→ Task statement
Give every line back verbatim, dropping all images.

________

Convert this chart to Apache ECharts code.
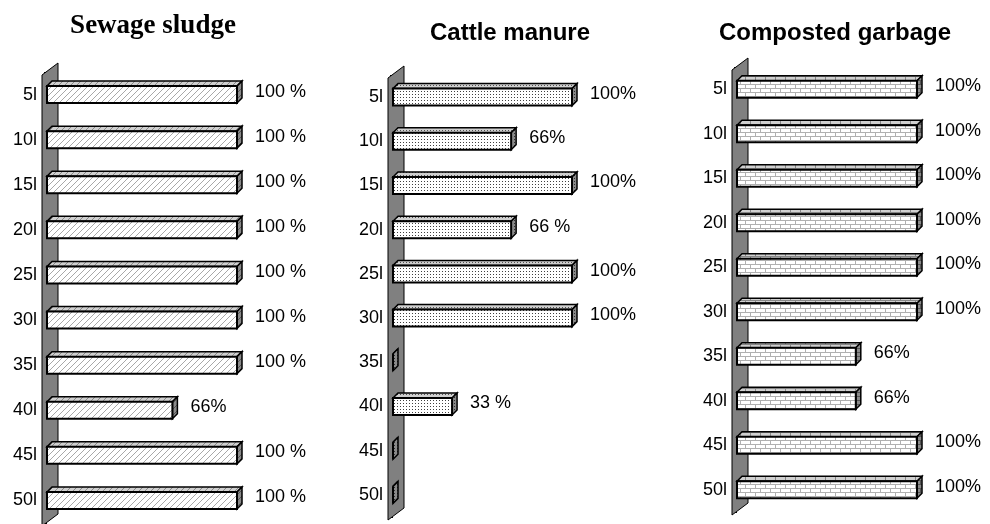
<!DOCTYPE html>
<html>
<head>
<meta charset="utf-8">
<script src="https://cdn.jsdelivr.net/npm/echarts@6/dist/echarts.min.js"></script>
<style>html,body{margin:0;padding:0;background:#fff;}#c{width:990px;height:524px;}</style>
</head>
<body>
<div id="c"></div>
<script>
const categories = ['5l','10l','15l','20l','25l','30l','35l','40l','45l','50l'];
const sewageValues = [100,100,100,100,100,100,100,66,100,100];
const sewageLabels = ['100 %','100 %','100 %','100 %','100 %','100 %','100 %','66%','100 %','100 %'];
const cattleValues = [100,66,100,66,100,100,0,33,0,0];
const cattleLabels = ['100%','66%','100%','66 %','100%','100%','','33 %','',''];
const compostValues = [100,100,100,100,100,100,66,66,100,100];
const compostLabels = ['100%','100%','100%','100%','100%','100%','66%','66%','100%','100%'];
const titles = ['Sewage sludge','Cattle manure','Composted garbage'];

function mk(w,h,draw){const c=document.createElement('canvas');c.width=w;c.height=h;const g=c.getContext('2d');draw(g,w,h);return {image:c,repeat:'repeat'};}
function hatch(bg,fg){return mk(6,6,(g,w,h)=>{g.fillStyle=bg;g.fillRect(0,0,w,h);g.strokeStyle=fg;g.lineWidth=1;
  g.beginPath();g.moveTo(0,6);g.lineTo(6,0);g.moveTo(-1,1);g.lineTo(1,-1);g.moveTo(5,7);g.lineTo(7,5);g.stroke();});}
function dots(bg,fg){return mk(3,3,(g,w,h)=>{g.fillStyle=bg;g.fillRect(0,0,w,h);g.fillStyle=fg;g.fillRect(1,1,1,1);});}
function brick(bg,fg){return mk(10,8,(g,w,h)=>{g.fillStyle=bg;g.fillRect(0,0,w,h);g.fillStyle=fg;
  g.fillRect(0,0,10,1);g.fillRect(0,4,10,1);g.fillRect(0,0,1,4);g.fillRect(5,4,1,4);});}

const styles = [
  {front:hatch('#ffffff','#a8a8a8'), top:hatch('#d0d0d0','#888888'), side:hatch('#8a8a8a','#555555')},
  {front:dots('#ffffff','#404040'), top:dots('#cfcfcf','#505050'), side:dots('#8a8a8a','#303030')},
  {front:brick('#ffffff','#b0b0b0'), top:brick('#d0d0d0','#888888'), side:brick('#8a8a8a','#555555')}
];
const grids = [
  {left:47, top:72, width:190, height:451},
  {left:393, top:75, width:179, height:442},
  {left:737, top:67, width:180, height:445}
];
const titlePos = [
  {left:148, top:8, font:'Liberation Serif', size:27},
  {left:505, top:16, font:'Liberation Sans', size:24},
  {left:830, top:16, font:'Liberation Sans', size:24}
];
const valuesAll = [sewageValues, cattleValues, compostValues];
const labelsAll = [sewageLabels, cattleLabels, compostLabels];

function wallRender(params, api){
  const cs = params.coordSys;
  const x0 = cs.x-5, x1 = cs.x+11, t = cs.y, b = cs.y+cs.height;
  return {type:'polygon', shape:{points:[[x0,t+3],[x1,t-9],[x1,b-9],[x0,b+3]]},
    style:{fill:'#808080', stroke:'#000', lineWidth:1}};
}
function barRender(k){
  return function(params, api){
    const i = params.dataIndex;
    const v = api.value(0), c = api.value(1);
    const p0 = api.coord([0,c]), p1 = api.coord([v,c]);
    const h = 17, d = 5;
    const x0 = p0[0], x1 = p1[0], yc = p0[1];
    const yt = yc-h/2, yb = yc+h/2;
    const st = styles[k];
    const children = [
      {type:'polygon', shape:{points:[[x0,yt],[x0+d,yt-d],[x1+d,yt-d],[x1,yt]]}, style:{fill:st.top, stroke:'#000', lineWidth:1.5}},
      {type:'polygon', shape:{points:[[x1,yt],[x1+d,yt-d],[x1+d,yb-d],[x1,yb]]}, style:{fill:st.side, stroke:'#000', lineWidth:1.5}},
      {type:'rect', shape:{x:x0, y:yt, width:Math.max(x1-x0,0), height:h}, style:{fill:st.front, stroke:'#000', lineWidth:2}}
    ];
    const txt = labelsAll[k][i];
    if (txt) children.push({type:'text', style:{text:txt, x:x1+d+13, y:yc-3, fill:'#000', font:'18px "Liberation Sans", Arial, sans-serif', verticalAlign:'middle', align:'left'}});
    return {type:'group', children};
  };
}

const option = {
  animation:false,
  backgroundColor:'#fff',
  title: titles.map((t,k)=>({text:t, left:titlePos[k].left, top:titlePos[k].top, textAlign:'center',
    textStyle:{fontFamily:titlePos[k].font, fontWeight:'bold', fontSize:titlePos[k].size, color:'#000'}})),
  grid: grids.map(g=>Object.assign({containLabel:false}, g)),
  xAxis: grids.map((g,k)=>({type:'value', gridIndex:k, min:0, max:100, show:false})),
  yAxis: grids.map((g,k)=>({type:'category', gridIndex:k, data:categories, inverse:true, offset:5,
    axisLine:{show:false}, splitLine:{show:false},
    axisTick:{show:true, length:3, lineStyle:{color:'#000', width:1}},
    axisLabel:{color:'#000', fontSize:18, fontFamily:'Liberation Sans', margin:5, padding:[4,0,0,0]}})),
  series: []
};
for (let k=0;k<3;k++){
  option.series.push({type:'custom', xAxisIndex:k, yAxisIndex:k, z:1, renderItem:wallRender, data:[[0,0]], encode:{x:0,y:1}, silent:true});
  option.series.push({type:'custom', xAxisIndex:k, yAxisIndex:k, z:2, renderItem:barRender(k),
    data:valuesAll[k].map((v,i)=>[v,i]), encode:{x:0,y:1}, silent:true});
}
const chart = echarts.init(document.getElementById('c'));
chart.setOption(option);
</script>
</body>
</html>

________

→ Solution for this exercise
Convert this chart to Apache ECharts code.
<!DOCTYPE html>
<html>
<head>
<meta charset="utf-8">
<script src="https://cdn.jsdelivr.net/npm/echarts@6/dist/echarts.min.js"></script>
<style>html,body{margin:0;padding:0;background:#fff;}#c{width:990px;height:524px;}</style>
</head>
<body>
<div id="c"></div>
<script>
const categories = ['5l','10l','15l','20l','25l','30l','35l','40l','45l','50l'];
const sewageValues = [100,100,100,100,100,100,100,66,100,100];
const sewageLabels = ['100 %','100 %','100 %','100 %','100 %','100 %','100 %','66%','100 %','100 %'];
const cattleValues = [100,66,100,66,100,100,0,33,0,0];
const cattleLabels = ['100%','66%','100%','66 %','100%','100%','','33 %','',''];
const compostValues = [100,100,100,100,100,100,66,66,100,100];
const compostLabels = ['100%','100%','100%','100%','100%','100%','66%','66%','100%','100%'];
const titles = ['Sewage sludge','Cattle manure','Composted garbage'];

function mk(w,h,draw){const c=document.createElement('canvas');c.width=w;c.height=h;const g=c.getContext('2d');draw(g,w,h);return {image:c,repeat:'repeat'};}
function hatch(bg,fg){return mk(6,6,(g,w,h)=>{g.fillStyle=bg;g.fillRect(0,0,w,h);g.strokeStyle=fg;g.lineWidth=1;
  g.beginPath();g.moveTo(0,6);g.lineTo(6,0);g.moveTo(-1,1);g.lineTo(1,-1);g.moveTo(5,7);g.lineTo(7,5);g.stroke();});}
function dots(bg,fg){return mk(3,3,(g,w,h)=>{g.fillStyle=bg;g.fillRect(0,0,w,h);g.fillStyle=fg;g.fillRect(1,1,1,1);});}
function brick(bg,fg){return mk(10,8,(g,w,h)=>{g.fillStyle=bg;g.fillRect(0,0,w,h);g.fillStyle=fg;
  g.fillRect(0,0,10,1);g.fillRect(0,4,10,1);g.fillRect(0,0,1,4);g.fillRect(5,4,1,4);});}

const styles = [
  {front:hatch('#ffffff','#a8a8a8'), top:hatch('#d0d0d0','#888888'), side:hatch('#8a8a8a','#555555')},
  {front:dots('#ffffff','#404040'), top:dots('#cfcfcf','#505050'), side:dots('#8a8a8a','#303030')},
  {front:brick('#ffffff','#b0b0b0'), top:brick('#d0d0d0','#888888'), side:brick('#8a8a8a','#555555')}
];
const grids = [
  {left:47, top:72, width:190, height:451},
  {left:393, top:75, width:179, height:442},
  {left:737, top:67, width:180, height:445}
];
const titlePos = [
  {left:148, top:8, font:'Liberation Serif', size:27},
  {left:505, top:16, font:'Liberation Sans', size:24},
  {left:830, top:16, font:'Liberation Sans', size:24}
];
const valuesAll = [sewageValues, cattleValues, compostValues];
const labelsAll = [sewageLabels, cattleLabels, compostLabels];

function wallRender(params, api){
  const cs = params.coordSys;
  const x0 = cs.x-5, x1 = cs.x+11, t = cs.y, b = cs.y+cs.height;
  return {type:'polygon', shape:{points:[[x0,t+3],[x1,t-9],[x1,b-9],[x0,b+3]]},
    style:{fill:'#808080', stroke:'#000', lineWidth:1}};
}
function barRender(k){
  return function(params, api){
    const i = params.dataIndex;
    const v = api.value(0), c = api.value(1);
    const p0 = api.coord([0,c]), p1 = api.coord([v,c]);
    const h = 17, d = 5;
    const x0 = p0[0], x1 = p1[0], yc = p0[1];
    const yt = yc-h/2, yb = yc+h/2;
    const st = styles[k];
    const children = [
      {type:'polygon', shape:{points:[[x0,yt],[x0+d,yt-d],[x1+d,yt-d],[x1,yt]]}, style:{fill:st.top, stroke:'#000', lineWidth:1.5}},
      {type:'polygon', shape:{points:[[x1,yt],[x1+d,yt-d],[x1+d,yb-d],[x1,yb]]}, style:{fill:st.side, stroke:'#000', lineWidth:1.5}},
      {type:'rect', shape:{x:x0, y:yt, width:Math.max(x1-x0,0), height:h}, style:{fill:st.front, stroke:'#000', lineWidth:2}}
    ];
    const txt = labelsAll[k][i];
    if (txt) children.push({type:'text', style:{text:txt, x:x1+d+13, y:yc-3, fill:'#000', font:'18px "Liberation Sans", Arial, sans-serif', verticalAlign:'middle', align:'left'}});
    return {type:'group', children};
  };
}

const option = {
  animation:false,
  backgroundColor:'#fff',
  title: titles.map((t,k)=>({text:t, left:titlePos[k].left, top:titlePos[k].top, textAlign:'center',
    textStyle:{fontFamily:titlePos[k].font, fontWeight:'bold', fontSize:titlePos[k].size, color:'#000'}})),
  grid: grids.map(g=>Object.assign({containLabel:false}, g)),
  xAxis: grids.map((g,k)=>({type:'value', gridIndex:k, min:0, max:100, show:false})),
  yAxis: grids.map((g,k)=>({type:'category', gridIndex:k, data:categories, inverse:true, offset:5,
    axisLine:{show:false}, splitLine:{show:false},
    axisTick:{show:true, length:3, lineStyle:{color:'#000', width:1}},
    axisLabel:{color:'#000', fontSize:18, fontFamily:'Liberation Sans', margin:5, padding:[4,0,0,0]}})),
  series: []
};
for (let k=0;k<3;k++){
  option.series.push({type:'custom', xAxisIndex:k, yAxisIndex:k, z:1, renderItem:wallRender, data:[[0,0]], encode:{x:0,y:1}, silent:true});
  option.series.push({type:'custom', xAxisIndex:k, yAxisIndex:k, z:2, renderItem:barRender(k),
    data:valuesAll[k].map((v,i)=>[v,i]), encode:{x:0,y:1}, silent:true});
}
const chart = echarts.init(document.getElementById('c'));
chart.setOption(option);
</script>
</body>
</html>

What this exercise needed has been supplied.